Greta Thunberg, Alde Nilsson, Jamie Mater ve Raquel Frescia imzası taşıyan yazıda; birçok Birleşmiş Milletler (BM) uzmanının Gazze’de yaşananları “oluşmakta olan bir soykırım” olarak nitelendirdiği hatırlatıladı ve “küresel kuzey”in “başka tarafa baktığı” vurgulandı.
“Bu dehşete rağmen, bazıları kamuoyundaki tartışmayı iklim adaleti hareketindeki gençlerin Gazze ile ilgili açıklamalarını gayrimeşrulaştırma girişimlerine odaklamayı tercih etti” diyen iklim aktivistleri, Gazze’deki savaş konusundaki pozisyonlarını şöyle açıkladı:
“Birçoklarının iddia ettiğinin aksine, Fridays for Future ‘radikalleşmedi’ ya da ‘politikleşmedi’. Biz her zaman politik olduk, çünkü biz her zaman bir adalet hareketi olduk. Filistinliler ve tüm mağdur sivillerle dayanışma içinde olmak bizim için hiçbir zaman söz konusu olmadı”
İklim aktivisti Greta Thunberg, Amsterdam’da düzenlenen bir iklim mitinginde Filistin’le dayanışma gösterdiği için tartaklanmıştı.
“İklim adaleti için insan haklarına önem vermek gerekir”
İklimde adaleti savunmak için temelde insanlara ve insan haklarına önem vermek gerektiği belirtilen yazıda, iklim aktivistlerinin Filistin’le dayanışmasının Ukrayna ve diğer birçok yerdeki gruplarla dayanışmasından farklı olmadığı vurgulandı.
Bu görüşlerin Fridays for Future’un diğer gruplarını temsil etmediği ve her bir grubun özerk olduğu belirtilen yazıda, “Hamas’ın İsrailli sivillere yönelik korkunç cinayetleri, İsrail’in devam eden savaş suçlarını hiçbir şekilde meşrulaştıramaz. Soykırım meşru müdafaa olmadığı gibi hiçbir şekilde orantılı bir karşılık da değildir” ifadeleri kullanıldı.

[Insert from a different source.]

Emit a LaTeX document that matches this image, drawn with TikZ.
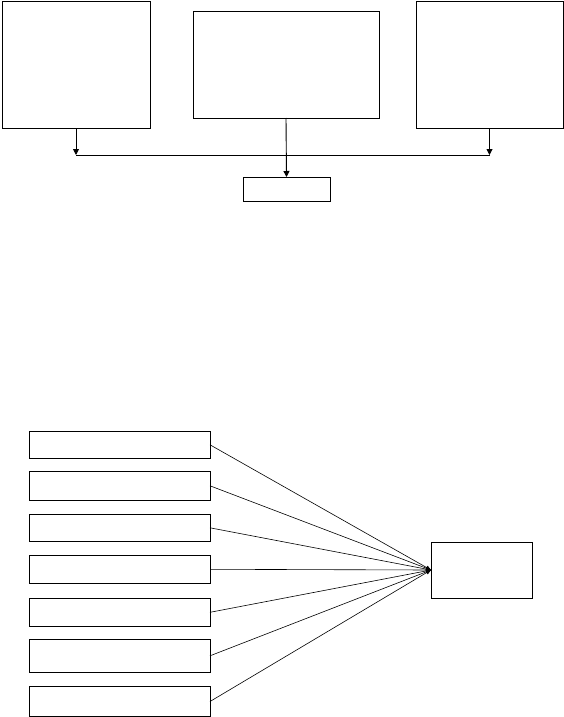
\documentclass[tikz,border=0pt]{standalone}
\usepackage{tikz}
\usetikzlibrary{arrows.meta,positioning}
\usepackage{xcolor}
\definecolor{dark}{HTML}{000000}
\tikzset{
  box/.style={draw=dark, line width=0.9pt, inner sep=0pt, outer sep=0pt, fill=white},
  arrow/.style={-{Triangle[length=6pt, width=6pt]}, line width=0.9pt, draw=dark},
  feed/.style={-{Triangle[length=5pt, width=4pt]}, line width=0.6pt, draw=dark}
}

\begin{document}
\begin{tikzpicture}[x=1pt, y=-1pt]
  \useasboundingbox (0,0) rectangle (564,717);

  % top row of three boxes
  \node[box, minimum width=148pt, minimum height=127pt] (left) at (76,64.5) {};
  \node[box, minimum width=186pt, minimum height=107pt] (mid) at (286,64.5) {};
  \node[box, minimum width=147pt, minimum height=127pt] (right) at (489.5,64.5) {};
  \node[box, minimum width=87pt, minimum height=24pt] (sink) at (286.5,189) {};

  % joining line below the top row
  \coordinate (jleft) at (76,155);
  \coordinate (jright) at (489.5,155);
  \draw[line width=0.9pt, draw=dark] (jleft) -- (jright);
  \draw[arrow] (left.south) -- (jleft);
  \draw[arrow] (right.south) -- (jright);
  \draw[arrow] (mid.south) -- (sink.north);

  % lower group: seven boxes feeding one
  \node[box, minimum width=181pt, minimum height=27pt] (in1) at (119.5,444.8) {};
  \node[box, minimum width=181pt, minimum height=29pt] (in2) at (119.5,485.8) {};
  \node[box, minimum width=181pt, minimum height=27pt] (in3) at (119.5,527.8) {};
  \node[box, minimum width=181pt, minimum height=28pt] (in4) at (119.5,569.3) {};
  \node[box, minimum width=181pt, minimum height=28pt] (in5) at (119.5,612.3) {};
  \node[box, minimum width=181pt, minimum height=33pt] (in6) at (119.5,655.8) {};
  \node[box, minimum width=181pt, minimum height=30pt] (in7) at (119.5,701.5) {};
  \node[box, minimum width=101pt, minimum height=56pt] (target) at (481.5,570) {};

  % converging lines
  \draw[feed] (in1.east) -- (target.west);
  \draw[feed] (in2.east) -- (target.west);
  \draw[feed] (in3.east) -- (target.west);
  \draw[feed] (in4.east) -- (target.west);
  \draw[feed] (in5.east) -- (target.west);
  \draw[feed] (in6.east) -- (target.west);
  \draw[feed] (in7.east) -- (target.west);
\end{tikzpicture}
\end{document}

“İsrail silah şirketleriyle İsveç askeri iş birliği nedeniyle sesimizi yükseltme sorumluluğumuz var”
“Ayrıca bunun, Uluslararası Af Örgütü’nün apartheid rejimi olarak tanımladığı, Filistinlilerin on yıllardır boğucu bir baskı altında yaşadığı daha geniş bir bağlamda gerçekleştiği de göz ardı edilemez” diyen iklim aktivistleri, “Tüm bunlar tek başına durum hakkında yorum yapmak için yeterli bir sebep olsa da, İsveçli bir hareket olarak, İsveç’i İsrail’in işgaline ve kitlesel katliamlarına suç ortağı yapan İsrail silah şirketleriyle İsveç askeri iş birliği nedeniyle de sesimizi yükseltme sorumluluğumuz var” ifadelerini kullandı.

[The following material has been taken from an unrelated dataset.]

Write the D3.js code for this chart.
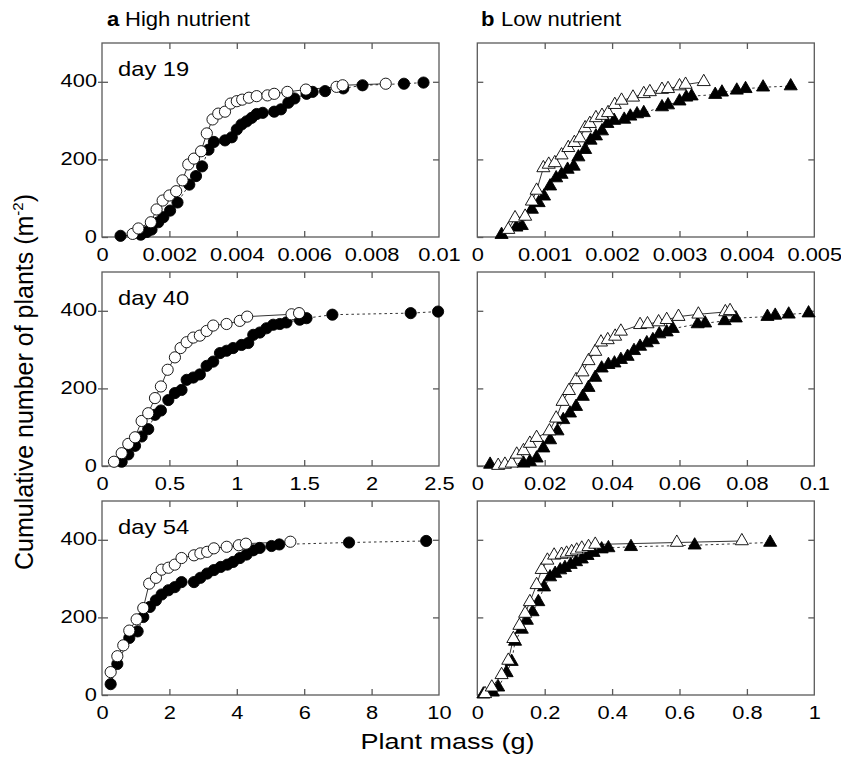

Şu anda İsveç’te ve dünyada antisemitik ve İslamofobik söylemlerde, eylemlerde ve nefret suçlarında keskin bir artış görüldüğünü aktaran iklim aktivistleri, “İsveç koalisyon hükümetindeki en büyük partinin lideri camilerin yıkılmasından bahsediyor ve Malmö’de bir sinagogun önünde İsrail bayrağı yakıldı. Bu kabul edilemez bir durumdur. Antisemitizm ve İslamofobi de dahil olmak üzere her türlü ayrımcılığı kayıtsız şartsız kınıyoruz” ifadelerini kullandı.
“Sessizlik suç ortaklığıdır, soykırımda tarafsız olamazsınız”
Aktivistler; Hamas, Müslümanlar ve Filistinliler ile İsrail devleti, Yahudiler ve İsrailliler arasında ayrım yapma sorumluluğu olduğunu vurguladı.
İklim aktivistlerinin yazısı, “Bu affedilemez şiddete son verilmesini talep etmek temel bir insanlık meselesidir ve yapabilecek herkesi bunu yapmaya çağırıyoruz. Sessizlik suç ortaklığıdır. Gelişmekte olan bir soykırımda tarafsız olamazsınız” ifadeleriyle sona erdi.